No one accepted physical deterioration with greater grace and humor than my father. Over the last two decades of his life, his eyesight clouded into a soup -- at first, a nice consomme, but eventually minestrone, and a hearty one.

He was effectively blind, but remarkably cheerful about it. He read The Washington Post front to back every day, all day, on a device that magnified each letter to the size of a fist; polysyllabic words required three screens' worth of letters and a nimble short-term memory. My father understood the absurdity of it. He said that using this machine was like putting on mittens to tie your shoes.

At his assisted-living facility, my father dined with the same man every day for years. They became good friends, sharing observations and the genteel sort of intimacies consistent with two gentlemen who addressed each other as "Mr. Williams" and "Mr. Weingarten."

One day my father told me that Mr. Williams had died. He was sad, but smiling.
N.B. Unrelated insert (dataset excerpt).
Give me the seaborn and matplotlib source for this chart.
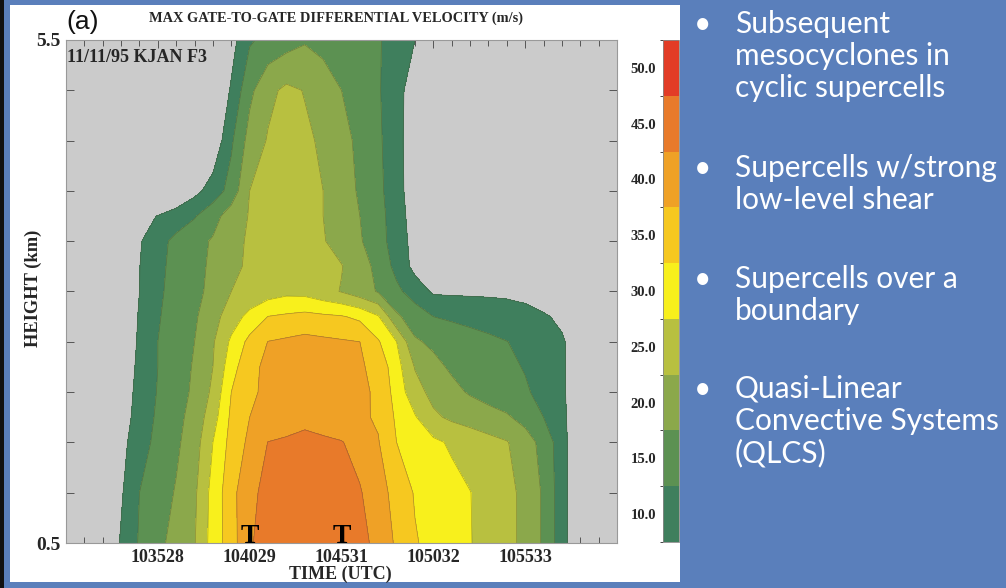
import numpy as np
import matplotlib
matplotlib.use("Agg")
import matplotlib.pyplot as plt
from matplotlib.patches import Rectangle
from matplotlib.colors import ListedColormap, BoundaryNorm
from matplotlib.ticker import MultipleLocator
import seaborn as sns

# time axis in minutes after 10:30 UTC, heights in km
minutes = list(range(31))
heights = [0.5, 1.0, 1.5, 1.75, 2.0, 2.25, 2.5, 2.75, 3.0, 3.25, 3.5, 3.75, 4.0, 4.5, 5.0, 5.5]

# max gate-to-gate differential velocity (m/s), one row per height
v_050 = [0, 0, 5.3, 10.5, 15.5, 18.7, 21.8, 24.7, 32.1, 37.7, 44.8, 45.8, 46.7, 47.6, 47.5, 46.5, 46.5, 43.6, 39.2, 35.4, 33.5, 31.8, 30.2, 28.3, 26.3, 23.8, 19.3, 12.1, 5, 0, 0]
v_100 = [0, 0, 3.9, 9.4, 15, 17.6, 20.4, 24.1, 31.8, 38.1, 44.5, 45.6, 46.5, 47.4, 46.8, 46.0, 45.4, 42.1, 38.2, 34.6, 33.1, 31.6, 30.1, 28.2, 26.3, 23.8, 19.3, 12.1, 5, 0, 0]
v_150 = [0, 0, 4.1, 8.5, 12.8, 16.4, 19.1, 22.7, 30, 36.7, 41.1, 45.1, 45.8, 46.5, 45.9, 45.25, 43.2, 40.3, 35, 33, 31, 29.3, 28, 26.6, 25.3, 22.3, 18.3, 12.1, 5, 0, 0]
v_175 = [0, 0, 3.3, 7.6, 12.0, 15.8, 18.5, 21.9, 27.8, 36, 40, 41.2, 42.3, 43.5, 42.6, 41.7, 40.8, 39.4, 34.2, 30.4, 25.9, 24.1, 22.9, 21.7, 20.6, 18.3, 15, 11, 7, 3, 0]
v_200 = [0, 0, 3.4, 7.4, 11.4, 15.3, 17.9, 20.9, 26, 35, 39.5, 40.6, 41.6, 42.5, 41.8, 41.2, 40.5, 39.6, 32.8, 26.9, 23.5, 21.3, 19.5, 18.2, 16.9, 15.6, 13.5, 10.6, 7.6, 4.7, 2]
v_225 = [0, 0, 3, 7, 11, 15, 17.6, 20.5, 25, 32.9, 38.8, 41, 41.2, 41.5, 41.1, 40.7, 40.6, 38.5, 31.9, 24.7, 21.3, 19.3, 18.2, 17.1, 16.0, 14.7, 12.6, 10.4, 8.3, 6.2, 4]
v_250 = [0, 0, 2, 6.3, 10.7, 15, 17.5, 20, 24.5, 30.9, 36.4, 40.1, 40.8, 41.5, 41, 40.5, 40, 35.5, 30, 20.6, 19.1, 18.1, 17.1, 16.1, 15.1, 13.6, 12.0, 10.3, 8.7, 7, 5.4]
v_275 = [0, 0, 2.1, 6.25, 10.4, 14.6, 17, 19.3, 23.2, 27.5, 31.5, 35.1, 35.8, 36.5, 35.9, 35.4, 33.9, 30.4, 20.8, 17.6, 15, 14.2, 13.4, 12.7, 11.9, 11.1, 10.3, 9.5, 8.75, 8, 7.2]
v_300 = [0, 0, 1.7, 5.8, 10, 14.2, 16.6, 18.7, 21.3, 25, 26.2, 27.5, 28.7, 28.4, 26.6, 24.75, 22.25, 19.6, 16.1, 12.7, 9.3, 9.2, 9.2, 9.2, 9.2, 9.0, 8.5, 7, 5, 3, 1]
v_325 = [0, 0, 2, 5.9, 9.9, 13.8, 16.5, 18.5, 20.9, 24.1, 25.6, 26.6, 27.5, 26.7, 25.9, 25.2, 22.3, 18.5, 13.5, 8.5, 5, 2, 0, 0, 0, 0, 0, 0, 0, 0, 0]
v_350 = [0, 0, 1.7, 5.6, 9.5, 13.4, 16.2, 18.3, 20.5, 23.8, 25.5, 26.2, 27, 26.1, 25.3, 23.2, 20.5, 16.9, 12.7, 8.2, 4, 0, 0, 0, 0, 0, 0, 0, 0, 0, 0]
v_375 = [0, 0, 0, 5.9, 8, 10.2, 12.4, 14.6, 18.1, 22.4, 25.3, 26.1, 26.8, 25.9, 25, 22.5, 20, 16.7, 12.5, 7.5, 2.5, 0, 0, 0, 0, 0, 0, 0, 0, 0, 0]
v_400 = [0, 0, 0, 0, 0, 1.1, 4.8, 8.5, 12.2, 16.9, 25, 25.75, 26.5, 25.75, 25, 22.2, 19.4, 16.25, 12, 7, 2, 0, 0, 0, 0, 0, 0, 0, 0, 0, 0]
v_450 = [0, 0, 0, 0, 0, 0, 0, 2, 6, 14.2, 21.9, 25.4, 26.2, 25.7, 24.4, 21.7, 18.8, 15.9, 11.7, 6.9, 2, 0, 0, 0, 0, 0, 0, 0, 0, 0, 0]
v_500 = [0, 0, 0, 0, 0, 0, 0, 0, 4.4, 10.6, 18.75, 23.75, 26, 24.8, 22.4, 20, 17.7, 15.5, 11.7, 7.5, 3, 0, 0, 0, 0, 0, 0, 0, 0, 0, 0]
v_550 = [0, 0, 0, 0, 0, 0, 0, 0, 1.9, 8.1, 14.4, 16.4, 17.9, 19.5, 18.5, 17.5, 16.4, 15.4, 13.1, 10, 6.9, 3.8, 1, 0, 0, 0, 0, 0, 0, 0, 0]

levels = [10, 15, 20, 25, 30, 35, 40, 45, 50, 55]
level_labels = ["10.0", "15.0", "20.0", "25.0", "30.0", "35.0", "40.0", "45.0", "50.0"]
band_colors = ["#3f7f5d", "#5c9152", "#8ba84b", "#b8c040", "#f8f01c",
               "#f6c820", "#efa126", "#e87a2a", "#e23c26"]

time_ticks = [5, 10, 15, 20, 25]
time_labels = ["103528", "104029", "104531", "105032", "105533"]
tornado_times = [10, 15]

bullets = [
    ["Subsequent", "mesocyclones in", "cyclic supercells"],
    ["Supercells w/strong", "low-level shear"],
    ["Supercells over a", "boundary"],
    ["Quasi-Linear", "Convective Systems", "(QLCS)"],
]
bullet_top = [33, 177, 288, 398]

slide_blue = "#5a7fbb"
serif = ["Liberation Serif", "DejaVu Serif"]

sns.set_style("ticks")
palette = sns.color_palette(band_colors)
cmap = ListedColormap(palette)
norm = BoundaryNorm(levels, cmap.N)

W, H = 1006, 588
fig = plt.figure(figsize=(W / 100, H / 100), dpi=100, facecolor=slide_blue)

def fx(px):
    return px / W

def fy(py):
    return 1 - py / H

# white figure panel and dark left edge of the slide
fig.patches.append(Rectangle((fx(10), fy(582)), fx(670), 577 / H, transform=fig.transFigure,
                             facecolor="white", edgecolor="none", zorder=-5))
fig.patches.append(Rectangle((0, 0), fx(4), 1, transform=fig.transFigure,
                             facecolor="#111111", edgecolor="none", zorder=-5))

ax = fig.add_axes([fx(66), fy(543), fx(551), 503 / H])
ax.set_facecolor("#cbcbcb")

Z = np.array([v_050, v_100, v_150, v_175, v_200, v_225, v_250, v_275,
              v_300, v_325, v_350, v_375, v_400, v_450, v_500, v_550])
X, Y = np.meshgrid(minutes, heights)
cf = ax.contourf(X, Y, Z, levels=levels, cmap=cmap, norm=norm)
ax.contour(X, Y, Z, levels=levels[:-1], colors="#4a4a30", linewidths=0.5, alpha=0.45)

ax.set_xlim(0, 30)
ax.set_ylim(0.5, 5.5)
ax.set_xticks(time_ticks)
ax.set_xticklabels(time_labels)
ax.xaxis.set_minor_locator(MultipleLocator(1))
ax.set_yticks([0.5, 5.5])
ax.set_yticklabels(["0.5", "5.5"])
ax.yaxis.set_minor_locator(MultipleLocator(0.5))
ax.tick_params(which="both", direction="in", top=True, right=True, color="#555555", width=0.7)
ax.tick_params(which="major", length=6, pad=4)
ax.tick_params(which="minor", length=4)
ax.tick_params(axis="y", which="minor", length=6)
for lab in ax.get_xticklabels() + ax.get_yticklabels():
    lab.set_family(serif)
    lab.set_fontweight("bold")
    lab.set_fontsize(13)
for lab in ax.get_yticklabels():
    lab.set_fontsize(14)
for sp in ax.spines.values():
    sp.set_color("#999999")
    sp.set_linewidth(0.8)

for t in tornado_times:
    ax.text(t, 0.5, "T", ha="center", va="baseline", family=serif,
            fontweight="bold", fontsize=20, color="black")

# discrete colour bar
cax = fig.add_axes([fx(663), fy(542), fx(16), 502 / H])
cb = fig.colorbar(cf, cax=cax, orientation="vertical")
cb.set_ticks([l + 2.5 for l in levels[:-1]])
cb.set_ticklabels(level_labels)
cax.yaxis.set_ticks_position("left")
cax.tick_params(length=0, pad=5)
for lab in cax.get_yticklabels():
    lab.set_family(serif)
    lab.set_fontweight("bold")
    lab.set_fontsize(10.5)
cb.outline.set_edgecolor("#888888")
cb.outline.set_linewidth(0.6)

fig.text(fx(66), fy(22), "(a)", ha="left", va="center", family=["Liberation Sans", "DejaVu Sans"],
         fontsize=19, color="#111111")
fig.text(fx(336), fy(18), "MAX GATE-TO-GATE DIFFERENTIAL VELOCITY (m/s)", ha="center", va="center",
         family=serif, fontweight="bold", fontsize=10.4)
fig.text(fx(67), fy(58), "11/11/95 KJAN F3", ha="left", va="center", family=serif,
         fontweight="bold", fontsize=13)
fig.text(fx(33), fy(288), "HEIGHT (km)", ha="center", va="center", rotation=90, family=serif,
         fontweight="bold", fontsize=13.3)
fig.text(fx(340), fy(574), "TIME (UTC)", ha="center", va="center", family=serif,
         fontweight="bold", fontsize=13)

for lines, top in zip(bullets, bullet_top):
    fig.text(fx(703), fy(top), "\u2022", ha="center", va="baseline", color="white",
             family=["Lato", "DejaVu Sans"], fontsize=21.5)
    for i, line in enumerate(lines):
        fig.text(fx(735), fy(top + 32 * i), line, ha="left", va="baseline", color="white",
                 family=["Lato", "DejaVu Sans"], fontsize=21.5)

fig.savefig("out.png", dpi=100, facecolor=fig.get_facecolor())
"I read his obituary in the paper today, and I learned something about him I never knew. Everyone else here knew it, but I didn't." He wanted me to guess.

"He was rich?"

"Nope!"

"He was famous?"

"Nope!"

"I give up, Pop."

"He was black!"

Fifteen years a widower, at 85 my father found a girlfriend. Jeanette was another resident at his complex; her age and the thermostat setting in her apartment were both in the mid-90s. I liked her but could hardly bear to spend five minutes in her place.